The G20 nations called on all relevant financial institutions, such as multilateral development banks and multilateral funds to further strengthen their efforts, including by setting ambitious adaptation finance targets and announcing, where appropriate, revised and enhanced 2025 projections.

The countries also acknowledged the vital role of private climate finance in supplementing public climate finance and encouraging the development of financing mechanisms such as blended finance, de-risking instruments and green bonds for projects in developing countries.

They acknowledged the role of public finance as a crucial driver of climate actions, such as leveraging much-needed private finance through blended financial instruments, mechanisms and risk-sharing facilities to address both adaptation and mitigation efforts in a balanced manner for reaching ambitious nationally determined contributions (NDCs), carbon neutrality and net-zero considering different national circumstances.

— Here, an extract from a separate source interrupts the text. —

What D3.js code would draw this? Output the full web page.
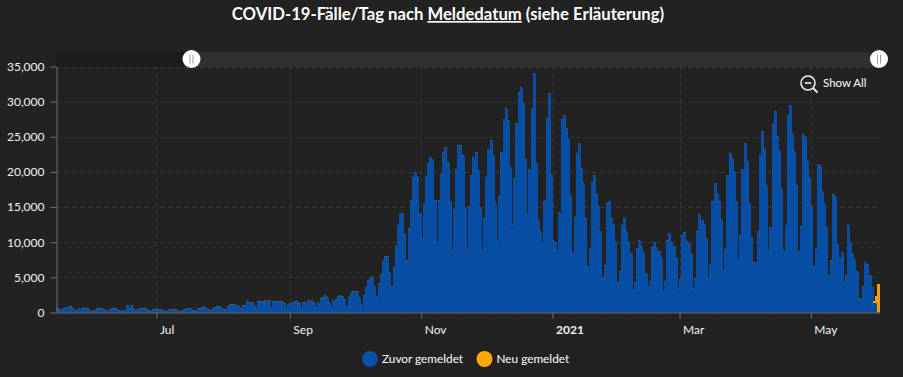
<!DOCTYPE html>
<html>
<head>
<meta charset="utf-8">
<script src="https://cdn.jsdelivr.net/npm/d3@7"></script>
<style>
    html, body { margin: 0; padding: 0; background: #222222; overflow: hidden; }
    text { font-family: Lato, "Noto Sans", sans-serif; fill: #ffffff; }
    .grid line { stroke: #383838; stroke-dasharray: 4 4; }
    .axis text { font-size: 12px; fill: #f2f2f2; }
    .axis path, .axis line { stroke: #6b6f73; }
    .bar, .cap, .neu { shape-rendering: crispEdges; }
</style>
</head>
<body>
<div id="chart"></div>
<script>
// first reporting day, every value below is one day from here on
const startDate = new Date(Date.UTC(2020, 4, 15));
const endDate = new Date(Date.UTC(2021, 5, 1));

// Zuvor gemeldet: 15/16 May, then one row per week (Sun..Sat), last row Sun..Tue
const zuvorGemeldet = [
    750, 600,
    350, 400, 600, 700, 800, 850, 500,
    300, 350, 500, 600, 700, 600, 500,
    150, 200, 300, 500, 500, 600, 450,
    300, 250, 400, 500, 600, 500, 350,
    200, 350, 300, 1000, 600, 1000, 500,
    350, 400, 500, 550, 550, 500, 300,
    200, 400, 450, 450, 450, 400, 300,
    150, 300, 400, 450, 450, 400, 250,
    150, 300, 450, 550, 550, 500, 300,
    200, 500, 600, 700, 850, 600, 400,
    300, 600, 750, 800, 800, 700, 450,
    400, 800, 1100, 1200, 1200, 1050, 800,
    500, 1050, 1050, 1550, 1450, 1450, 950,
    600, 1600, 1600, 1600, 1700, 1600, 1750,
    500, 1500, 1500, 1600, 1600, 1550, 1300,
    500, 1100, 1300, 1400, 1550, 1550, 1300,
    600, 1400, 1400, 1700, 1600, 1700, 1300,
    700, 1400, 2000, 2100, 2400, 2100, 1400,
    700, 1700, 1850, 2300, 2400, 2300, 1850,
    850, 2100, 2700, 3000, 3000, 3000, 2100,
    1100, 2400, 3600, 4600, 4800, 5100, 3700,
    2300, 4100, 5400, 7300, 8000, 8000, 5700,
    3700, 6400, 9400, 12400, 13900, 14100, 11100,
    7400, 11900, 16000, 19200, 19900, 19300, 14100,
    10500, 15300, 19300, 21200, 22100, 21700, 16000,
    10000, 16000, 19600, 22800, 23500, 21300, 15800,
    8800, 14700, 20300, 23800, 23800, 22300, 14800,
    8800, 15100, 19500, 22000, 22800, 20200, 14900,
    8800, 13400, 19200, 23200, 24500, 22300, 15600,
    10200, 16500, 22800, 27500, 29000, 27300, 20600,
    12500, 19000, 26900, 31300, 32000, 29700, 21800,
    13900, 20300, 29000, 34000, 21200, 13200, 11500,
    9800, 15800, 27600, 31200, 19600, 10200, 10000,
    8800, 14200, 27500, 28000, 26200, 24600, 16600,
    8500, 13500, 22600, 24000, 20500, 18300, 13400,
    6500, 9100, 18500, 19500, 16800, 15100, 11500,
    5000, 6700, 15500, 15800, 13400, 12500, 10000,
    4300, 5800, 12400, 13400, 11500, 10000, 8400,
    3100, 4300, 9100, 10200, 9400, 8500, 5500,
    3700, 4400, 9200, 10000, 9200, 8700, 7800,
    3000, 4400, 10200, 11200, 10000, 9400, 7700,
    3400, 4700, 11000, 11400, 10100, 9700, 8300,
    3400, 4800, 11500, 13900, 13100, 12500, 10500,
    4800, 6800, 15800, 18400, 16800, 15800, 13200,
    6000, 9000, 19500, 22600, 21900, 20000, 15800,
    7500, 11000, 20300, 24000, 21500, 15500, 10700,
    7100, 7100, 11500, 22400, 25800, 23300, 18000,
    8800, 12100, 26700, 28600, 25000, 23000, 17600,
    8800, 12400, 28000, 29400, 25500, 22900, 18100,
    8700, 12200, 25300, 25000, 21500, 19200, 15100,
    6600, 9100, 21000, 20900, 17200, 15500, 12100,
    5300, 7400, 16800, 16500, 9700, 7700, 8500,
    4300, 5300, 12400, 9800, 8400, 7500, 5800,
    2000, 1900, 3650, 7100, 6900, 5200, 3600,
    1400, 1300, 0
];

// Neu gemeldet: only the last three days (30 May .. 1 Jun)
const neuGemeldet = [200, 1000, 4000];

const yTicks = [0, 5000, 10000, 15000, 20000, 25000, 30000, 35000];
const xTickDates = [
    new Date(Date.UTC(2020, 6, 1)),
    new Date(Date.UTC(2020, 8, 1)),
    new Date(Date.UTC(2020, 10, 1)),
    new Date(Date.UTC(2021, 0, 1)),
    new Date(Date.UTC(2021, 2, 1)),
    new Date(Date.UTC(2021, 4, 1))
];
const xTickLabels = ["Jul", "Sep", "Nov", "2021", "Mar", "May"];
const legendLabels = ["Zuvor gemeldet", "Neu gemeldet"];

const blue = "#054ea3";
const orange = "#efa00c";

const width = 903, height = 377;
const plotLeft = 56.5, plotRight = 880, plotTop = 66.5, plotBottom = 312.5;

const svg = d3.select("#chart").append("svg")
    .attr("width", width)
    .attr("height", height)
    .style("display", "block");

// Scales
const x = d3.scaleUtc().domain([startDate, endDate]).range([55.2, 877.6]);
const y = d3.scaleLinear().domain([0, 35000]).range([plotBottom, plotTop]);
const dayWidth = x(new Date(startDate.getTime() + 864e5)) - x(startDate);
const barOffset = 0.6;

const days = zuvorGemeldet.map((v, i) => {
    let neu = i >= zuvorGemeldet.length - neuGemeldet.length
        ? neuGemeldet[i - (zuvorGemeldet.length - neuGemeldet.length)] : 0;
    return {date: new Date(startDate.getTime() + i * 864e5), zuvor: v, neu: neu};
});

svg.append("defs").append("clipPath").attr("id", "plot-clip")
    .append("rect")
    .attr("x", plotLeft).attr("y", 0)
    .attr("width", plotRight - plotLeft).attr("height", plotBottom);

// Grid
const gridY = svg.append("g").attr("class", "grid");
gridY.selectAll("line").data(yTicks.slice(1)).enter().append("line")
    .attr("x1", plotLeft).attr("x2", plotRight)
    .attr("y1", d => Math.round(y(d)) + 0.5).attr("y2", d => Math.round(y(d)) + 0.5);
const gridX = svg.append("g").attr("class", "grid");
gridX.selectAll("line").data(xTickDates).enter().append("line")
    .attr("x1", d => Math.round(x(d)) + 0.5).attr("x2", d => Math.round(x(d)) + 0.5)
    .attr("y1", plotTop).attr("y2", plotBottom);

// Bars, one px wider than a day so a low Sunday only shows as a thin gap
const bars = svg.append("g").attr("clip-path", "url(#plot-clip)");
bars.selectAll(".bar").data(days).enter().append("rect")
    .attr("class", "bar")
    .attr("x", d => Math.round(x(d.date) + barOffset - dayWidth / 2))
    .attr("width", 3)
    .attr("y", d => y(d.zuvor))
    .attr("height", d => y(0) - y(d.zuvor))
    .attr("fill", blue);
bars.selectAll(".cap").data(days.filter(d => d.zuvor > 0)).enter().append("rect")
    .attr("class", "cap")
    .attr("x", d => Math.round(x(d.date) + barOffset - dayWidth / 2))
    .attr("width", 2)
    .attr("y", d => y(d.zuvor) - 0.5)
    .attr("height", 1)
    .attr("fill", "#3f5a75");
bars.selectAll(".neu").data(days.filter(d => d.neu > 0)).enter().append("rect")
    .attr("class", "neu")
    .attr("x", d => Math.round(x(d.date) + barOffset - dayWidth / 2))
    .attr("width", d => d.neu > 3000 ? 3 : 2)
    .attr("y", d => y(d.zuvor + d.neu))
    .attr("height", d => y(d.zuvor) - y(d.zuvor + d.neu))
    .attr("fill", orange);

// Axes
const yAxis = d3.axisLeft(y)
    .tickValues(yTicks)
    .tickFormat(d3.format(","))
    .tickSize(6)
    .tickPadding(6);
const yAxisG = svg.append("g").attr("class", "axis")
    .attr("transform", `translate(${plotLeft},0)`)
    .call(yAxis);
yAxisG.select(".domain").attr("d", `M0.5,${plotTop}V${plotBottom}`);

const xAxis = d3.axisBottom(x)
    .tickValues(xTickDates)
    .tickFormat((d, i) => xTickLabels[i])
    .tickSize(6)
    .tickPadding(7);
const xAxisG = svg.append("g").attr("class", "axis")
    .attr("transform", `translate(0,${plotBottom})`)
    .call(xAxis);
xAxisG.select(".domain").attr("d", `M${plotLeft},0.5H${plotRight}`);
xAxisG.selectAll(".tick text")
    .attr("text-anchor", "start")
    .attr("dx", 3)
    .style("font-weight", (d, i) => xTickLabels[i] === "2021" ? 700 : 400);

// Title
const title = svg.append("text")
    .attr("x", 448)
    .attr("y", 20)
    .attr("text-anchor", "middle")
    .style("font-size", "16.7px")
    .style("font-weight", 700);
title.append("tspan").text("COVID-19-Fälle/Tag nach ");
title.append("tspan").text("Meldedatum").style("text-decoration", "underline");
title.append("tspan").text(" (siehe Erläuterung)");

// Range slider
const sliderLeft = 191.5, sliderRight = 879;
svg.append("rect").attr("x", plotLeft - 0.5).attr("y", 52)
    .attr("width", sliderLeft - plotLeft).attr("height", 15).attr("fill", "#1c1c1c");
svg.append("rect").attr("x", sliderLeft).attr("y", 52)
    .attr("width", plotRight - sliderLeft).attr("height", 15).attr("fill", "#303030");
[sliderLeft, sliderRight].forEach(cx => {
    svg.append("circle").attr("cx", cx).attr("cy", 59).attr("r", 9).attr("fill", "#ffffff");
    [-1.5, 1.5].forEach(dx => {
        svg.append("line")
            .attr("x1", cx + dx).attr("x2", cx + dx)
            .attr("y1", 54.5).attr("y2", 63.5)
            .attr("stroke", "#9a9a9a");
    });
});

// Show All button
const zoomIcon = svg.append("g").attr("transform", "translate(808,83)")
    .attr("fill", "none").attr("stroke", "#f0f0f0");
zoomIcon.append("circle").attr("r", 7).attr("stroke-width", 1.6);
zoomIcon.append("line").attr("x1", -3.2).attr("x2", 3.2).attr("stroke-width", 1.6);
zoomIcon.append("line").attr("x1", 5).attr("y1", 5).attr("x2", 9.5).attr("y2", 9.5).attr("stroke-width", 1.8);
svg.append("text").attr("x", 823).attr("y", 87)
    .style("font-size", "11.5px").text("Show All");

// Legend
const legendX = [370, 484.5];
const legendColors = ["#0a50aa", "#ffa800"];
legendLabels.forEach((label, i) => {
    svg.append("circle").attr("cx", legendX[i]).attr("cy", 359).attr("r", 8).attr("fill", legendColors[i]);
    svg.append("text").attr("x", legendX[i] + 12).attr("y", 363)
        .style("font-size", "11.8px").text(label);
});
</script>
</body>
</html>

A policy mix that incorporates fiscal, market, and regulatory mechanisms, including carbon pricing and other non-pricing incentives, was reaffirmed as vital in the pursuit of carbon neutrality and net-zero emissions.

The G20 leaders also endorsed a multi-year G20 Technical Assistance Action Plan (TAAP) and voluntary recommendations aimed at overcoming data-related barriers to climate investments. They encouraged the implementation of TAAP by relevant jurisdictions and stakeholders in line with their national circumstances.